Kerry-Lynne Findlay Conservative South Surrey—White Rock, BC

Madam Chair, the University of Oxford is widely reported as the front-runner in research development. Is Canada partnering with them?

2:45 p.m.

Liberal

Navdeep Bains Liberal Mississauga—Malton, ON

The chief science adviser, Madam Chair, is engaging with allies in different jurisdictions and working with partners to learn the best possible options when it comes to vaccine development.

2:45 p.m.

Conservative

Kerry-Lynne Findlay Conservative South Surrey—White Rock, BC

Madam Chair, there are more CERB claimants than unemployed. Public servants are being directed to ignore fraud, which is just unacceptable. A strong warning up front would have prevented many from applying who aren't eligible. Is the government able to explain this discrepancy in the numbers?

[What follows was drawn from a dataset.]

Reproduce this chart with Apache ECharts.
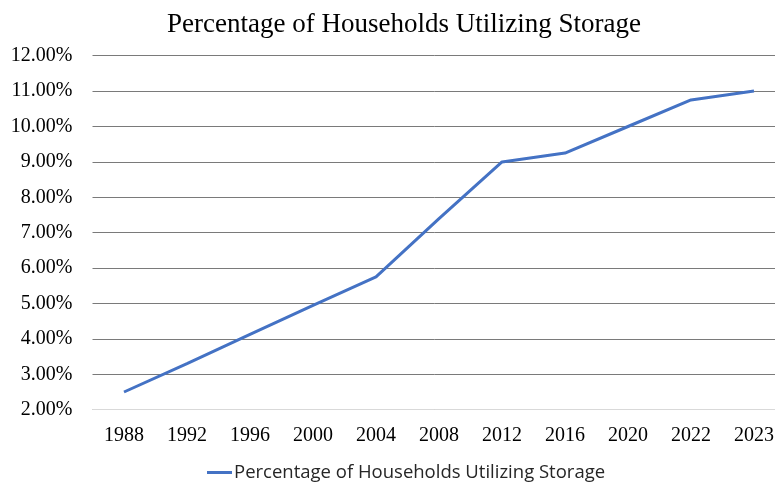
<!DOCTYPE html>
<html>
<head>
<meta charset="utf-8">
<script src="https://cdn.jsdelivr.net/npm/echarts@6/dist/echarts.min.js"></script>
<style>
  html, body { margin: 0; padding: 0; background: #fff; }
  #container { width: 775px; height: 483px; }
</style>
</head>
<body>
<div id="container"></div>
<script>
var dom = document.getElementById('container');
var myChart = echarts.init(dom);

let years = ['1988', '1992', '1996', '2000', '2004', '2008', '2012', '2016', '2020', '2022', '2023'];
// percent values
let storageShare = [2.5, 3.3, 4.13, 4.95, 5.75, 7.4, 9.0, 9.25, 10.0, 10.75, 11.0];
let seriesName = 'Percentage of Households Utilizing Storage';

option = {
    backgroundColor: '#ffffff',
    title: {
        text: 'Percentage of Households Utilizing Storage',
        left: 399,
        top: 6,
        textAlign: 'center',
        textStyle: {
            fontFamily: 'Liberation Serif',
            fontWeight: 'normal',
            fontSize: 27,
            color: '#000'
        }
    },
    legend: {
        data: [seriesName],
        top: 458,
        left: 202,
        icon: 'rect',
        itemWidth: 25,
        itemHeight: 3,
        itemGap: 10,
        textStyle: {
            fontFamily: 'Open Sans',
            fontSize: 18.5,
            color: '#262626',
            padding: [0, 0, 0, -3]
        }
    },
    grid: {
        left: 92.5,
        top: 55.7,
        width: 693,
        bottom: 73.3,
        outerBoundsMode: 'none',
        containLabel: false
    },
    xAxis: {
        type: 'category',
        data: years,
        boundaryGap: true,
        axisLine: {
            show: true,
            lineStyle: { color: '#d9d9d9', width: 1 }
        },
        axisTick: { show: false },
        axisLabel: {
            margin: 16,
            fontFamily: 'Liberation Serif',
            fontSize: 20,
            color: '#000'
        }
    },
    yAxis: {
        type: 'value',
        min: 2,
        max: 12,
        interval: 1,
        axisLine: { show: false },
        axisTick: { show: false },
        splitLine: {
            lineStyle: { color: '#7a7a7a', width: 1 }
        },
        axisLabel: {
            margin: 20,
            fontFamily: 'Liberation Serif',
            fontSize: 20,
            color: '#000',
            formatter: function (v) {
                return v.toFixed(2) + '%';
            }
        }
    },
    series: [{
        name: seriesName,
        type: 'line',
        data: storageShare,
        symbol: 'none',
        smooth: false,
        lineStyle: {
            color: '#4472c4',
            width: 3
        },
        itemStyle: { color: '#4472c4' }
    }]
};
myChart.setOption(option);

window.addEventListener('resize', function () {
    myChart.resize();
});
</script>
</body>
</html>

Why didn't you forewarn people away who should not have made the claim?

2:45 p.m.

NDP

The Acting Chair NDP Carol Hughes

I would advise the member to address the questions to the chair and not to the individual ministers.

The hon. Minister Duclos.

2:45 p.m.

Liberal

Jean-Yves Duclos Liberal Québec, QC

Thank you, Madam Chair.

There are three brief things. First, we put this into place because it was an emergency to help Canadians. Second, we have been helping eight million Canadians with a total of 14 million applications. Third, we have signalled from the very start that we have full confidence in the Canada Revenue Agency to track the applicants and to make sure that all of the rigour that is expected by Canadians will apply.

2:45 p.m.

Conservative

Kerry-Lynne Findlay Conservative South Surrey—White Rock, BC

Madam Chair, the government has admitted that our national debt could reach $1 trillion. Where is the money going to come from to pay for this trillion-dollar debt, and which taxes will the government raise?

2:45 p.m.

Liberal

Mona Fortier Liberal Ottawa—Vanier, ON

Madam Chair, we are concentrating on prioritizing our efforts on Canadians and businesses, and we will continue to do so during the emergency crisis we're in at this time.

2:45 p.m.

Conservative

Kerry-Lynne Findlay Conservative South Surrey—White Rock, BC

When will the minister relieve our kids and grandchildren from this crippling debt by presenting an economic plan in the House on how we will pay back a trillion-dollar debt?

2:45 p.m.

Liberal

Mona Fortier Liberal Ottawa—Vanier, ON

At this time, it would be impossible to provide a clear economic projection, but we will continue to be open and transparent about the actions we're taking to support Canadians.

2:45 p.m.

Conservative

Kerry-Lynne Findlay Conservative South Surrey—White Rock, BC

Madam Chair, CECRA has left small businesses in my riding floundering when the landlord refuses to apply and demands that tenants meet all of their rent obligations, even in a government-mandated shutdown of business. Will this government give tenants direct relief?

2:45 p.m.

Liberal

Mona Fortier Liberal Ottawa—Vanier, ON

Madam Chair, the emergency measures we're putting in place are designed to help people who have commercial rents to pay. We'll continue to support businesses in this crisis.

2:45 p.m.

Conservative

Kerry-Lynne Findlay Conservative South Surrey—White Rock, BC

Pacific Customs Brokers in my riding is suffering because this government has given customs payment relief to importers but not to the brokers that most small businesses use. Will this government give payment relief or exemption from liability to these customs brokers, or continue to let them down?

2:45 p.m.

Liberal

Mona Fortier Liberal Ottawa—Vanier, ON

Madam Chair, since the crisis began, we've found different ways to support businesses. We'll continue to do so through the programs we've introduced.

2:45 p.m.

Conservative

Kerry-Lynne Findlay Conservative South Surrey—White Rock, BC

Many small businesses in my riding are closing down for good.

When will this Prime Minister and cabinet not procrastinate, leaving Canadians in the dark about their immigration figures?

2:45 p.m.

Liberal

Jean-Yves Duclos Liberal Québec, QC

Madam Chair, I'd be delighted to discuss this, but unfortunately we don't have enough time.